◆ Description of the task ◆
Your task is to output all the records below, word for word.

◆ Supplied records ◆
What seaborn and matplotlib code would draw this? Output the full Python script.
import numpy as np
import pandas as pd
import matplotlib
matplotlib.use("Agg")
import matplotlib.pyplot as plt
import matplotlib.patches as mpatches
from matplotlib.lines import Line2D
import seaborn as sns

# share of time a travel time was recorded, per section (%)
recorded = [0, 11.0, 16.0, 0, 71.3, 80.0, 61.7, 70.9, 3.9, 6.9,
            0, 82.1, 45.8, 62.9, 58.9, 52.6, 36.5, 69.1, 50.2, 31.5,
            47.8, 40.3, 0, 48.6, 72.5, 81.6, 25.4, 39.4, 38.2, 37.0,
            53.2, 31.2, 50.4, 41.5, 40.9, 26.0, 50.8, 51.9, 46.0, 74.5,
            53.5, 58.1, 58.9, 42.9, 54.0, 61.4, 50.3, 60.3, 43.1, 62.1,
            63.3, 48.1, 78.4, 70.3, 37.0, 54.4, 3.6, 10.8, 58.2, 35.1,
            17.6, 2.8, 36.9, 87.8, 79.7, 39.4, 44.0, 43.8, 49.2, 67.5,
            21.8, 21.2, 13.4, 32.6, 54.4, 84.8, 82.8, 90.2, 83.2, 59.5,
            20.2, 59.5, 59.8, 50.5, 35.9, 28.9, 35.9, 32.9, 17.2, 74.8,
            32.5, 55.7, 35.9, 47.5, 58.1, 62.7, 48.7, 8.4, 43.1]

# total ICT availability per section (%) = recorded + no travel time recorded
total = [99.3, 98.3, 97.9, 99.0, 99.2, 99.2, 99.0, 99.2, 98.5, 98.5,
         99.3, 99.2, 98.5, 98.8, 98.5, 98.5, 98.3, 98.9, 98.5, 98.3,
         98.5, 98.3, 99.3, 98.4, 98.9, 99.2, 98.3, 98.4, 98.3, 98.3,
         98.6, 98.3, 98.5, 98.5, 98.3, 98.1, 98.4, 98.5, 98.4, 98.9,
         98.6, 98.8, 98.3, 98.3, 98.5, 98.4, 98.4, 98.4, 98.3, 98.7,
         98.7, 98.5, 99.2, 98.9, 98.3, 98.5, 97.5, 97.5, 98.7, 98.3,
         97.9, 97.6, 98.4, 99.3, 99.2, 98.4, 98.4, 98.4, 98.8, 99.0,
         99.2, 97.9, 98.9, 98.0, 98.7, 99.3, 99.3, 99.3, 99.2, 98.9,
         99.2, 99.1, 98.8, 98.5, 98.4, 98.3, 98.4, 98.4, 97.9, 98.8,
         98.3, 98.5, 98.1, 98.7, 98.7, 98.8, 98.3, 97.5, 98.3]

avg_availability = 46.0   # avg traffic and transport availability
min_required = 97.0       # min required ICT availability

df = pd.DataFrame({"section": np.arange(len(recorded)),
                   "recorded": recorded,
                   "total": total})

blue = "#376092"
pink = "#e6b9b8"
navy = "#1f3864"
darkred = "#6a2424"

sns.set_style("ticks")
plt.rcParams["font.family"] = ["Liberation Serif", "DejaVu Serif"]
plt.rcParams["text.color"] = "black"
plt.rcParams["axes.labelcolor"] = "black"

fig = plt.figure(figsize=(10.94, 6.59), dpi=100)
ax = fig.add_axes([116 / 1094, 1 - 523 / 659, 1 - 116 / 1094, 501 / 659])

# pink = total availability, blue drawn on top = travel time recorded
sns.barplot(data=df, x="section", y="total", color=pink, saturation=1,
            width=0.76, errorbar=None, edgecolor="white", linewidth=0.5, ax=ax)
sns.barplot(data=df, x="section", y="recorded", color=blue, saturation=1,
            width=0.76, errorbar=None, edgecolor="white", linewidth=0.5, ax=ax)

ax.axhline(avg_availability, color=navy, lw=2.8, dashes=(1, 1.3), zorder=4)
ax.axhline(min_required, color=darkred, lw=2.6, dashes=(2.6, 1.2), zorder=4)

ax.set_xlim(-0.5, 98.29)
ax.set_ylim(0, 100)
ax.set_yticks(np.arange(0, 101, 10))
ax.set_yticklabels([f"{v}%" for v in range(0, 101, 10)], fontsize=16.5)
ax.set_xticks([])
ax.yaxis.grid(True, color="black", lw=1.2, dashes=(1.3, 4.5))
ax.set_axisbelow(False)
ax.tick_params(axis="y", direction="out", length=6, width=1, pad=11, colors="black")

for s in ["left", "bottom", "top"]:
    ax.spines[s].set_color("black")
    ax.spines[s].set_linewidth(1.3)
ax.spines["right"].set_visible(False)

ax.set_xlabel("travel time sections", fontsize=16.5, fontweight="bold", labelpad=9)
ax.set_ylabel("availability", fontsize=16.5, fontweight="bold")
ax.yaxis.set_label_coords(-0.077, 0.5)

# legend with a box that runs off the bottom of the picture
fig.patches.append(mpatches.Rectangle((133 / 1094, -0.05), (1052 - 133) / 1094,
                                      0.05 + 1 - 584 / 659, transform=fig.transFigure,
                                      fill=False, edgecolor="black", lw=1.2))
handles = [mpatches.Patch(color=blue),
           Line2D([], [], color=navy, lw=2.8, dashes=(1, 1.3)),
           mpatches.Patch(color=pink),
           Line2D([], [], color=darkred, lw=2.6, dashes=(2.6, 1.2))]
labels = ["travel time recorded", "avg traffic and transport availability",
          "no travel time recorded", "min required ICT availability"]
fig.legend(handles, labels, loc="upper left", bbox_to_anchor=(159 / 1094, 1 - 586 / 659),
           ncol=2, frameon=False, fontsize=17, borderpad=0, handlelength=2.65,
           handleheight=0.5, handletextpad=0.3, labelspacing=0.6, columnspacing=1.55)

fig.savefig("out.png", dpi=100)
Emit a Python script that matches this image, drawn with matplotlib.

◆ Finished exercise ◆
What seaborn and matplotlib code would draw this? Output the full Python script.
import numpy as np
import pandas as pd
import matplotlib
matplotlib.use("Agg")
import matplotlib.pyplot as plt
import matplotlib.patches as mpatches
from matplotlib.lines import Line2D
import seaborn as sns

# share of time a travel time was recorded, per section (%)
recorded = [0, 11.0, 16.0, 0, 71.3, 80.0, 61.7, 70.9, 3.9, 6.9,
            0, 82.1, 45.8, 62.9, 58.9, 52.6, 36.5, 69.1, 50.2, 31.5,
            47.8, 40.3, 0, 48.6, 72.5, 81.6, 25.4, 39.4, 38.2, 37.0,
            53.2, 31.2, 50.4, 41.5, 40.9, 26.0, 50.8, 51.9, 46.0, 74.5,
            53.5, 58.1, 58.9, 42.9, 54.0, 61.4, 50.3, 60.3, 43.1, 62.1,
            63.3, 48.1, 78.4, 70.3, 37.0, 54.4, 3.6, 10.8, 58.2, 35.1,
            17.6, 2.8, 36.9, 87.8, 79.7, 39.4, 44.0, 43.8, 49.2, 67.5,
            21.8, 21.2, 13.4, 32.6, 54.4, 84.8, 82.8, 90.2, 83.2, 59.5,
            20.2, 59.5, 59.8, 50.5, 35.9, 28.9, 35.9, 32.9, 17.2, 74.8,
            32.5, 55.7, 35.9, 47.5, 58.1, 62.7, 48.7, 8.4, 43.1]

# total ICT availability per section (%) = recorded + no travel time recorded
total = [99.3, 98.3, 97.9, 99.0, 99.2, 99.2, 99.0, 99.2, 98.5, 98.5,
         99.3, 99.2, 98.5, 98.8, 98.5, 98.5, 98.3, 98.9, 98.5, 98.3,
         98.5, 98.3, 99.3, 98.4, 98.9, 99.2, 98.3, 98.4, 98.3, 98.3,
         98.6, 98.3, 98.5, 98.5, 98.3, 98.1, 98.4, 98.5, 98.4, 98.9,
         98.6, 98.8, 98.3, 98.3, 98.5, 98.4, 98.4, 98.4, 98.3, 98.7,
         98.7, 98.5, 99.2, 98.9, 98.3, 98.5, 97.5, 97.5, 98.7, 98.3,
         97.9, 97.6, 98.4, 99.3, 99.2, 98.4, 98.4, 98.4, 98.8, 99.0,
         99.2, 97.9, 98.9, 98.0, 98.7, 99.3, 99.3, 99.3, 99.2, 98.9,
         99.2, 99.1, 98.8, 98.5, 98.4, 98.3, 98.4, 98.4, 97.9, 98.8,
         98.3, 98.5, 98.1, 98.7, 98.7, 98.8, 98.3, 97.5, 98.3]

avg_availability = 46.0   # avg traffic and transport availability
min_required = 97.0       # min required ICT availability

df = pd.DataFrame({"section": np.arange(len(recorded)),
                   "recorded": recorded,
                   "total": total})

blue = "#376092"
pink = "#e6b9b8"
navy = "#1f3864"
darkred = "#6a2424"

sns.set_style("ticks")
plt.rcParams["font.family"] = ["Liberation Serif", "DejaVu Serif"]
plt.rcParams["text.color"] = "black"
plt.rcParams["axes.labelcolor"] = "black"

fig = plt.figure(figsize=(10.94, 6.59), dpi=100)
ax = fig.add_axes([116 / 1094, 1 - 523 / 659, 1 - 116 / 1094, 501 / 659])

# pink = total availability, blue drawn on top = travel time recorded
sns.barplot(data=df, x="section", y="total", color=pink, saturation=1,
            width=0.76, errorbar=None, edgecolor="white", linewidth=0.5, ax=ax)
sns.barplot(data=df, x="section", y="recorded", color=blue, saturation=1,
            width=0.76, errorbar=None, edgecolor="white", linewidth=0.5, ax=ax)

ax.axhline(avg_availability, color=navy, lw=2.8, dashes=(1, 1.3), zorder=4)
ax.axhline(min_required, color=darkred, lw=2.6, dashes=(2.6, 1.2), zorder=4)

ax.set_xlim(-0.5, 98.29)
ax.set_ylim(0, 100)
ax.set_yticks(np.arange(0, 101, 10))
ax.set_yticklabels([f"{v}%" for v in range(0, 101, 10)], fontsize=16.5)
ax.set_xticks([])
ax.yaxis.grid(True, color="black", lw=1.2, dashes=(1.3, 4.5))
ax.set_axisbelow(False)
ax.tick_params(axis="y", direction="out", length=6, width=1, pad=11, colors="black")

for s in ["left", "bottom", "top"]:
    ax.spines[s].set_color("black")
    ax.spines[s].set_linewidth(1.3)
ax.spines["right"].set_visible(False)

ax.set_xlabel("travel time sections", fontsize=16.5, fontweight="bold", labelpad=9)
ax.set_ylabel("availability", fontsize=16.5, fontweight="bold")
ax.yaxis.set_label_coords(-0.077, 0.5)

# legend with a box that runs off the bottom of the picture
fig.patches.append(mpatches.Rectangle((133 / 1094, -0.05), (1052 - 133) / 1094,
                                      0.05 + 1 - 584 / 659, transform=fig.transFigure,
                                      fill=False, edgecolor="black", lw=1.2))
handles = [mpatches.Patch(color=blue),
           Line2D([], [], color=navy, lw=2.8, dashes=(1, 1.3)),
           mpatches.Patch(color=pink),
           Line2D([], [], color=darkred, lw=2.6, dashes=(2.6, 1.2))]
labels = ["travel time recorded", "avg traffic and transport availability",
          "no travel time recorded", "min required ICT availability"]
fig.legend(handles, labels, loc="upper left", bbox_to_anchor=(159 / 1094, 1 - 586 / 659),
           ncol=2, frameon=False, fontsize=17, borderpad=0, handlelength=2.65,
           handleheight=0.5, handletextpad=0.3, labelspacing=0.6, columnspacing=1.55)

fig.savefig("out.png", dpi=100)
Emit a Python script that matches this image, drawn with matplotlib.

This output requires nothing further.